When determining whether a claim has been stated, the Court accepts as true all well-pled factual allegations and construes them in the light most favorable to the plaintiff. Reese v. BP Expl. (Alaska) Inc., 643 F.3d 681, 690 (9th Cir. 2011). However, the Court need not “accept as true allegations that contradict matters properly subject to judicial notice” or “allegations that are merely conclusory, unwarranted deductions of fact, or unreasonable inferences.” In re Gilead Scis. Sec. Litig., 536 F.3d 1049, 1055 (9th Cir. 2008) (internal quotation marks and citations omitted). On a motion to dismiss, the Court's review is limited to the face of the complaint and matters judicially noticeable. MGIC Indem. Corp. v. Weisman, 803 F.2d 500, 504 (9th Cir. 1986); N. Star Int'l v. Ariz. Corp. Comm'n, 720 F.2d 578, 581 (9th Cir. 1983).

B. Discussion

1. Breach of Express Warranty Under the Song-Beverly Act (Claim 2)

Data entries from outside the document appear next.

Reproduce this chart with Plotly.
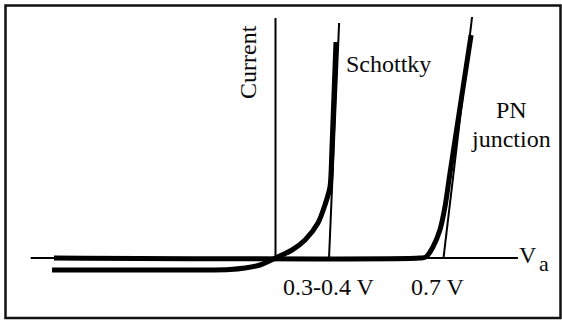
import plotly.graph_objects as go

# Schematic I-V characteristics: applied voltage (V) vs. current (arbitrary units)

# Schottky diode: thick characteristic curve
schottky_v = [-0.931, -0.315, -0.190, -0.127, -0.065, 0.0, 0.069, 0.123, 0.177, 0.206, 0.227, 0.235, 0.252]
schottky_i = [-1.2, -1.2, -1.15, -1.0, -0.7, 0.0, 0.8, 1.8, 3.5, 5.3, 7.1, 10.8, 21.6]

# Schottky diode: extrapolated tangent to the voltage axis
schottky_tan_v = [0.223, 0.265]
schottky_tan_i = [0.0, 23.5]

# PN junction diode: thick characteristic curve
pn_v = [-0.923, 0.602, 0.627, 0.656, 0.685, 0.706, 0.727, 0.815]
pn_i = [0.0, 0.0, 0.1, 1.1, 2.8, 5.1, 8.5, 22.3]

# PN junction diode: extrapolated tangent (turn-on voltage 0.7 V)
pn_tan_v = [0.70, 0.819]
pn_tan_i = [0.0, 24.1]

# Axes drawn inside the figure
va_axis_v = [-1.02, 1.01]
va_axis_i = [0.0, 0.0]
current_axis_v = [0.0, 0.0]
current_axis_i = [0.0, 24.0]

# Text labels
label_text = ["Current", "Schottky", "PN", "junction", "0.3-0.4 V", "0.7 V", "V", "a"]
label_v = [-0.115, 0.285, 0.985, 0.982, 0.221, 0.679, 1.054, 1.118]
label_i = [19.6, 19.4, 14.8, 11.9, -2.9, -2.9, 0.3, -0.5]
label_size = [24, 24, 24, 24, 24, 24, 24, 22]

FONT = "Liberation Serif, Times New Roman, serif"
INK = "#0a0a0a"

fig = go.Figure()

def add_line(xs, ys, width, shape="linear"):
    fig.add_trace(go.Scatter(
        x=xs, y=ys, mode="lines",
        line=dict(color="black", width=width, shape=shape, smoothing=0.8),
        hoverinfo="skip", showlegend=False,
    ))

add_line(va_axis_v, va_axis_i, 2)
add_line(current_axis_v, current_axis_i, 2)
add_line(schottky_tan_v, schottky_tan_i, 2)
add_line(pn_tan_v, pn_tan_i, 2)
add_line(schottky_v, schottky_i, 5, "spline")
add_line(pn_v, pn_i, 5, "spline")

for txt, v, i, sz in zip(label_text, label_v, label_i, label_size):
    ann = dict(x=v, y=i, text=txt, showarrow=False,
               font=dict(family=FONT, size=sz, color=INK),
               xanchor="center", yanchor="middle")
    if txt == "Current":
        ann["textangle"] = -90
    if txt == "Schottky":
        ann["xanchor"] = "left"
    fig.add_annotation(**ann)

# outer frame
fig.add_shape(type="rect", xref="paper", yref="paper",
              x0=5.5 / 562, x1=560.5 / 562, y0=1 - 318 / 321, y1=1 - 5.5 / 321,
              line=dict(color="#111111", width=2.5))

fig.update_layout(
    width=562, height=321,
    margin=dict(l=0, r=0, t=0, b=0),
    paper_bgcolor="white", plot_bgcolor="white",
    xaxis=dict(range=[-275.5 / 240, (562 - 275.5) / 240], visible=False, fixedrange=True),
    yaxis=dict(range=[(258 - 321) / 10, 258 / 10], visible=False, fixedrange=True),
)

fig.write_html("out.html")
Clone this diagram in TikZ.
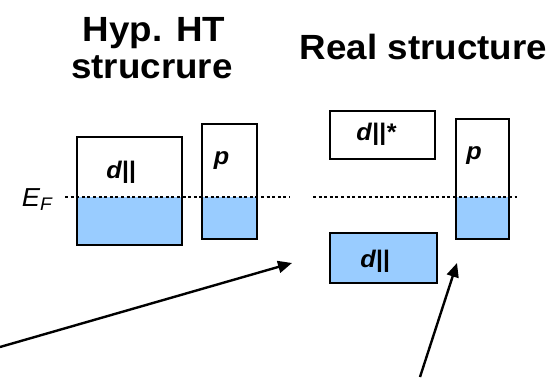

Coelho asserts a claim for breach of express warranty under the Song-Beverly Act (“SBA”). “The Song-Beverly Act is a remedial statute designed to protect consumers who have purchased products covered by an express warranty.” Rodriguez v. FCA US, LLC, 77 Cal.App. 5th 209, 217 (2022) (quoting Robertson v. Fleetwood Travel Trailers of California, Inc., 144 Cal.App.4th 785, 798 (2006)). “To that end, it regulates warranty terms and imposes service and repair obligations on the parties who issue the warranties.” Id. (citing Joyce v. Ford Motor Co., 198 Cal.App.4th 1478, 1486 (2011)). A buyer “who is damaged by a failure to comply with any obligation under [the Act] . . . may bring an action for the recovery of damages and other legal and equitable relief.” Cal. Civ. Code § 1794(a).

Coelho seeks relief under the “refund or replace” provision of the SBA, California Civil Code section 1793.2(d)(2). See Compl. ¶¶ 29-30. That provision states that “[i]f the manufacturer or its representative in this state is unable to service or repair a new motor vehicle, as that term is defined in paragraph (2) of subdivision (e) of Section 1793.22, to conform to the applicable express warranties after a reasonable number of attempts, the manufacturer shall either promptly replace the new motor vehicle . . . or promptly make restitution to the buyer.” Cal. Civ. Code § 1793.2(d)(2). The statute defines “new motor vehicle” in relevant part as “a new motor vehicle that is bought or used primarily for personal, family, or household purposes,” and specifies that the definition includes “a dealer-owned vehicle and a ‘demonstrator' or other motor vehicle sold with a manufacturer's new car warranty.” Cal. Civ. Code § 1793.22(e)(2).

HMA argues that Coelho has failed to state a claim for breach of express warranty under the SBA because her vehicle is not a “new motor vehicle.” See Mot. 9. HMA contends that Coelho cannot allege that her vehicle is a “new motor vehicle” under the SBA because she purchased it used and cannot allege that it came with a full new car warranty from HMA. Id. Coelho concedes that she bought her vehicle used but argues that the vehicle qualifies as a “new motor vehicle” because the dealer who sold it to her provided “written warranties including express warranties from [HMA]” and “gave [her] a copy of [HMA's] warranty.” Opp'n 2-3.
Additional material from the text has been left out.